• AIM
The lines from the top of the material through the line with "const TICKFONT = 'Liberation Serif, serif';" are to be set down exactly. Leave the pictures out.
┌─ DATA SECTION
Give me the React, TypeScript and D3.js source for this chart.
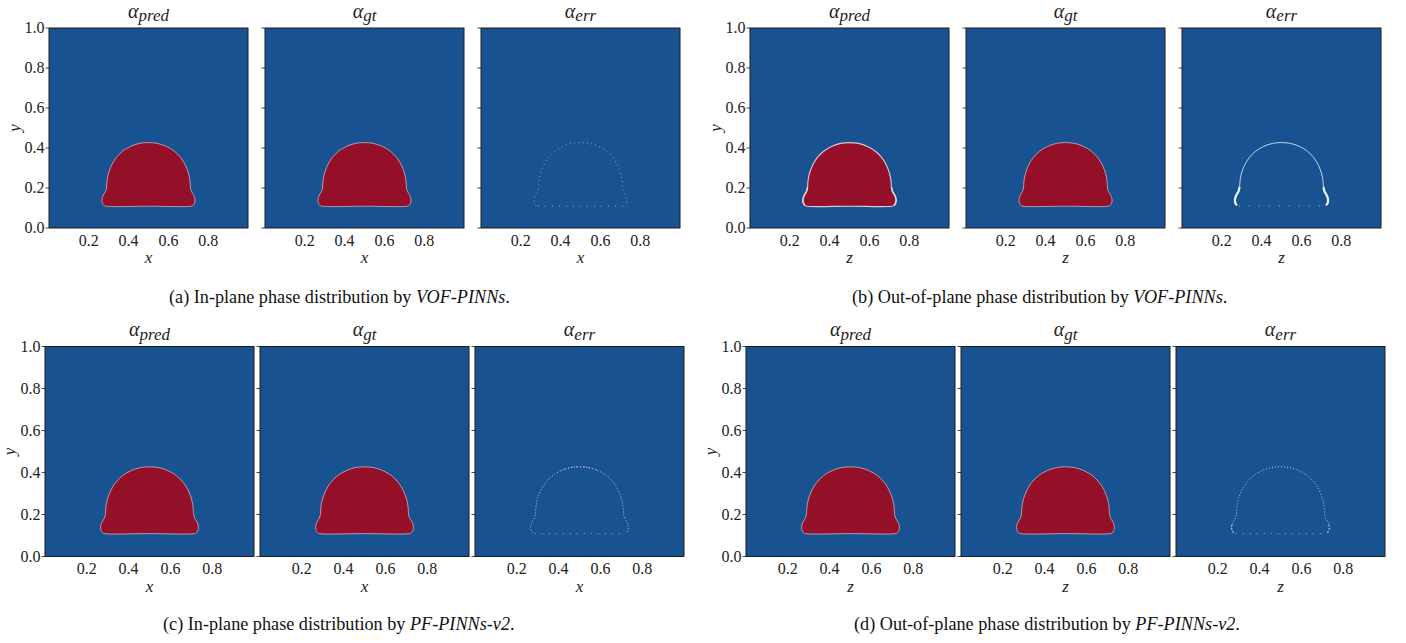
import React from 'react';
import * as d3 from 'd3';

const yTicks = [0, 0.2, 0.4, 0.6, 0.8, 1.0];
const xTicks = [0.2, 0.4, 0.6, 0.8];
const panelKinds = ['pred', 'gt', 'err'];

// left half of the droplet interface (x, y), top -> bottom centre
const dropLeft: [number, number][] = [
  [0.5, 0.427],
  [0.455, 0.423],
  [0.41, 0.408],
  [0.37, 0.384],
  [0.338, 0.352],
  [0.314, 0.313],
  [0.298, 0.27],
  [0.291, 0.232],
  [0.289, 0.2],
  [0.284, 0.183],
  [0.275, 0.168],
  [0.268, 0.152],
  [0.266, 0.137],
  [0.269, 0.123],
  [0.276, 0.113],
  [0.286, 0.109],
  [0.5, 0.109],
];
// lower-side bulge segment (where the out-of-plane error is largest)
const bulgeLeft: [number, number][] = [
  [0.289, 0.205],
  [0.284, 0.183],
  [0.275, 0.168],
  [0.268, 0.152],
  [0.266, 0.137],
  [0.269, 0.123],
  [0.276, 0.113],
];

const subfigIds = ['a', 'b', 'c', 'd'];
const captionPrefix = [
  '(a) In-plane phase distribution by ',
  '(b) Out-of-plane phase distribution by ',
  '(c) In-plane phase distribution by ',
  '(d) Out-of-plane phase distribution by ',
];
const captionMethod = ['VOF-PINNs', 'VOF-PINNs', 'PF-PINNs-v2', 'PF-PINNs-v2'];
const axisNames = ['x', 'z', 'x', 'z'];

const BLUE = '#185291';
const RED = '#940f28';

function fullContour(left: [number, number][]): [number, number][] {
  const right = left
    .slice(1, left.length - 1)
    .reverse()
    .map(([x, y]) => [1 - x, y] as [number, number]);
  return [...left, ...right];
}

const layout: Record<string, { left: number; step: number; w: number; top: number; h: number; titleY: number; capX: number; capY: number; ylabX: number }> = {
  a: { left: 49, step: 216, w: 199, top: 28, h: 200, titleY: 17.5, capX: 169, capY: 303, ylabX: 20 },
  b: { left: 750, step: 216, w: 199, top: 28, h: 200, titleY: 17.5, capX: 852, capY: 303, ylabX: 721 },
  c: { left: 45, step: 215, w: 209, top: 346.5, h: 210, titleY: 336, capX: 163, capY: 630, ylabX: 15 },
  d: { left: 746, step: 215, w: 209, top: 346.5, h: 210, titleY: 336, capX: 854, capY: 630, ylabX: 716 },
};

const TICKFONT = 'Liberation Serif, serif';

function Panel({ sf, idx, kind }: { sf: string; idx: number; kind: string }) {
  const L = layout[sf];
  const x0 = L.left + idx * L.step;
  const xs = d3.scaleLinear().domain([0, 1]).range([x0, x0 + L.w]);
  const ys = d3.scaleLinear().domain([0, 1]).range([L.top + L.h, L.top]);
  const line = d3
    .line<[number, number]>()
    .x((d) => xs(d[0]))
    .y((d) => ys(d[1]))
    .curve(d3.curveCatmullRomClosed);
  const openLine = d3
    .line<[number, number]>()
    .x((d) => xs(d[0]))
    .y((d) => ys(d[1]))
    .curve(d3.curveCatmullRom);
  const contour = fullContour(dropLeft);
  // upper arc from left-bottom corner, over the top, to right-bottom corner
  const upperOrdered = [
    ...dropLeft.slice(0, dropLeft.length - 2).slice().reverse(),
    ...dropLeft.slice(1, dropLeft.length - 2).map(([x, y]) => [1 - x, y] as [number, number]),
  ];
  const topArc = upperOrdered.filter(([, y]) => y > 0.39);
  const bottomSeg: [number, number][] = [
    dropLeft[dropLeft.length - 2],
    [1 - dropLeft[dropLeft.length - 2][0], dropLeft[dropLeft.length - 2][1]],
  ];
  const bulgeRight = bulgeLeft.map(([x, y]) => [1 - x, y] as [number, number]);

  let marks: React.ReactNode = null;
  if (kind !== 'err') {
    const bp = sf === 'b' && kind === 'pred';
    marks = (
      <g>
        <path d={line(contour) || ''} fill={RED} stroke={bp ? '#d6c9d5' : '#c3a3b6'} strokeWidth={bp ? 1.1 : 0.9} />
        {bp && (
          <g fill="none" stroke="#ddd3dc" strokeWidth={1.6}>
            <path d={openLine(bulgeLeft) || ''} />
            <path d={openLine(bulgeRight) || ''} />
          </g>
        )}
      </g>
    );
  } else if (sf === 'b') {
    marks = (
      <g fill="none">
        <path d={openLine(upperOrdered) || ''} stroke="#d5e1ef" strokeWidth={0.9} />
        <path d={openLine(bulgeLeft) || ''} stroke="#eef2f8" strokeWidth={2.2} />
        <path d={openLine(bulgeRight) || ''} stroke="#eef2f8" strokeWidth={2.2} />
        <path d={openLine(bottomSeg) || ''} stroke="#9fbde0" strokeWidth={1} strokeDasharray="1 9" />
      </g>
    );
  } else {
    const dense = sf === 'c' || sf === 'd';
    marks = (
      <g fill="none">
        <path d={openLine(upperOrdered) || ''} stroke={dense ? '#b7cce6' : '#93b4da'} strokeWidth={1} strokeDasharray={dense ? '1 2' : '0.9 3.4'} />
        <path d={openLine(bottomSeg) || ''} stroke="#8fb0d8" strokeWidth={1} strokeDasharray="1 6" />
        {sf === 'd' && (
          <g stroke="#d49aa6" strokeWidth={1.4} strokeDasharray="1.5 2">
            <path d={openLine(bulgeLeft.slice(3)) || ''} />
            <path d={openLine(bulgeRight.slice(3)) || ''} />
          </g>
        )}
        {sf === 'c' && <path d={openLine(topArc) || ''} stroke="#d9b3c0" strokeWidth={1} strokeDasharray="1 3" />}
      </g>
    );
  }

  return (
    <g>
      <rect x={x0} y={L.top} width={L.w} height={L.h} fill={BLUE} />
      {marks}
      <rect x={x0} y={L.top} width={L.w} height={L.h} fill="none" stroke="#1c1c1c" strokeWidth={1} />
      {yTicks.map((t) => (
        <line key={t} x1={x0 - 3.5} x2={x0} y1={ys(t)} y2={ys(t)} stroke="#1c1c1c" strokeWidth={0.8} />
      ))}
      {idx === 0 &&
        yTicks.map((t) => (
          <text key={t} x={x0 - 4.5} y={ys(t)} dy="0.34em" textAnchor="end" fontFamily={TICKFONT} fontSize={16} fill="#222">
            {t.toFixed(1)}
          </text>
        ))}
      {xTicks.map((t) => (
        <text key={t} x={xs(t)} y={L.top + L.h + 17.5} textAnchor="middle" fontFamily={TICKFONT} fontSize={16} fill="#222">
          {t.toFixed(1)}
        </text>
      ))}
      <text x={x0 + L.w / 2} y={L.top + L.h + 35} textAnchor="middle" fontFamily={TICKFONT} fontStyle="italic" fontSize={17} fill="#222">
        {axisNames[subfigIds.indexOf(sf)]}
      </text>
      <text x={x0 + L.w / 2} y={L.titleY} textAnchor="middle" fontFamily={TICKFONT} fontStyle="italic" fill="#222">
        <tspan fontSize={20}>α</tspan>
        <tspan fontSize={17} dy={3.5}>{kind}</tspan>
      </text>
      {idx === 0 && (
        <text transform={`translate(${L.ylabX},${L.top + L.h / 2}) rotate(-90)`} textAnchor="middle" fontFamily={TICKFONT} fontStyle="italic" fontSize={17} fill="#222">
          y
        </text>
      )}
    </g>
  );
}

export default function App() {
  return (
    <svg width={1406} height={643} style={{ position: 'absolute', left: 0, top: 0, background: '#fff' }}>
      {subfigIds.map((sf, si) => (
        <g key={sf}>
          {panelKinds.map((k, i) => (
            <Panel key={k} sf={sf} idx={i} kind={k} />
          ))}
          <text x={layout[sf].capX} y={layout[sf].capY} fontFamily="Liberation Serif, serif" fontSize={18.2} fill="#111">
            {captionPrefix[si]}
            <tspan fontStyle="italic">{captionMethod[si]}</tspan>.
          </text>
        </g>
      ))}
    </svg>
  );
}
└─
• ANSWER FOR THIS EXERCISE
Give me the React, TypeScript and D3.js source for this chart.
import React from 'react';
import * as d3 from 'd3';

const yTicks = [0, 0.2, 0.4, 0.6, 0.8, 1.0];
const xTicks = [0.2, 0.4, 0.6, 0.8];
const panelKinds = ['pred', 'gt', 'err'];

// left half of the droplet interface (x, y), top -> bottom centre
const dropLeft: [number, number][] = [
  [0.5, 0.427],
  [0.455, 0.423],
  [0.41, 0.408],
  [0.37, 0.384],
  [0.338, 0.352],
  [0.314, 0.313],
  [0.298, 0.27],
  [0.291, 0.232],
  [0.289, 0.2],
  [0.284, 0.183],
  [0.275, 0.168],
  [0.268, 0.152],
  [0.266, 0.137],
  [0.269, 0.123],
  [0.276, 0.113],
  [0.286, 0.109],
  [0.5, 0.109],
];
// lower-side bulge segment (where the out-of-plane error is largest)
const bulgeLeft: [number, number][] = [
  [0.289, 0.205],
  [0.284, 0.183],
  [0.275, 0.168],
  [0.268, 0.152],
  [0.266, 0.137],
  [0.269, 0.123],
  [0.276, 0.113],
];

const subfigIds = ['a', 'b', 'c', 'd'];
const captionPrefix = [
  '(a) In-plane phase distribution by ',
  '(b) Out-of-plane phase distribution by ',
  '(c) In-plane phase distribution by ',
  '(d) Out-of-plane phase distribution by ',
];
const captionMethod = ['VOF-PINNs', 'VOF-PINNs', 'PF-PINNs-v2', 'PF-PINNs-v2'];
const axisNames = ['x', 'z', 'x', 'z'];

const BLUE = '#185291';
const RED = '#940f28';

function fullContour(left: [number, number][]): [number, number][] {
  const right = left
    .slice(1, left.length - 1)
    .reverse()
    .map(([x, y]) => [1 - x, y] as [number, number]);
  return [...left, ...right];
}

const layout: Record<string, { left: number; step: number; w: number; top: number; h: number; titleY: number; capX: number; capY: number; ylabX: number }> = {
  a: { left: 49, step: 216, w: 199, top: 28, h: 200, titleY: 17.5, capX: 169, capY: 303, ylabX: 20 },
  b: { left: 750, step: 216, w: 199, top: 28, h: 200, titleY: 17.5, capX: 852, capY: 303, ylabX: 721 },
  c: { left: 45, step: 215, w: 209, top: 346.5, h: 210, titleY: 336, capX: 163, capY: 630, ylabX: 15 },
  d: { left: 746, step: 215, w: 209, top: 346.5, h: 210, titleY: 336, capX: 854, capY: 630, ylabX: 716 },
};

const TICKFONT = 'Liberation Serif, serif';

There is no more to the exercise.